During her years at Temple, Toni Leja’ Dixon, KLN ’18, drew on her life experiences and the knowledge she obtained as a journalism major to concentrate on criminal justice issues such as mass incarceration, police brutality and human trafficking. Now, she’s climbing the ranks at the Federal Bureau of Investigation (FBI).
Going for it
In 2016, Dixon’s god brother, Terrence Sterling, was fatally shot by a Washington, D.C. police officer while on his way home after a bachelor party/fundraiser. The event inspired Dixon to focus on criminal justice reform as part of her senior capstone project, motivating her to research and interview protestors who participated in various marches to end gun violence.
During her junior year, a former neighbor and retired FBI specialist suggested that Dixon apply for a job at his former employer. Unable to resist this unique opportunity, she decided to take a chance.
After more than a year of intensive interviews, background investigations and security checks, the FBI offered Dixon a position in early 2019. Her unit chief stated she was excited to have someone with a journalism degree in the department.
“When I applied for this job with the FBI, I didn’t think I would get it,” said Dixon, who is currently a management and program analyst. “But I did.

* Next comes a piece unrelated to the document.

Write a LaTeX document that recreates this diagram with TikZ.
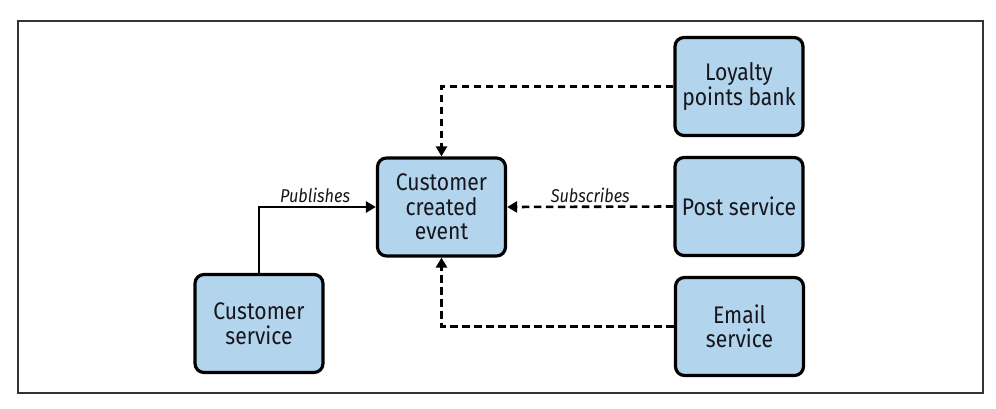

Why did I ever think otherwise?”
Reporting for duty
When Dixon reported to the FBI Headquarters in Washington for her first day on the job, she was only 22 years old, making her the youngest analyst in the FBI’s finance and facilities division. Dixon continually reminds herself to be confident—something that her parents instilled in her from an early age. She encourages other young alumni to do the same.
“Don’t doubt yourself,” Dixon said. “Believe in yourself and keep praying on it. If it’s meant for you, it will be for you.”
She attributes her experiences at Temple for her preparedness as she takes on a range of responsibilities at the FBI. “Temple made me well-rounded. I’m Temple Made,” Dixon said.
Agent of change
Today, Dixon tries to keep those around her informed about the criminal justice system in the U.S. Eventually, she wants to be part of future change by moving up the ladder at the FBI or taking a different path unbeknownst to her right now.
“I’m going to make a difference,” she said.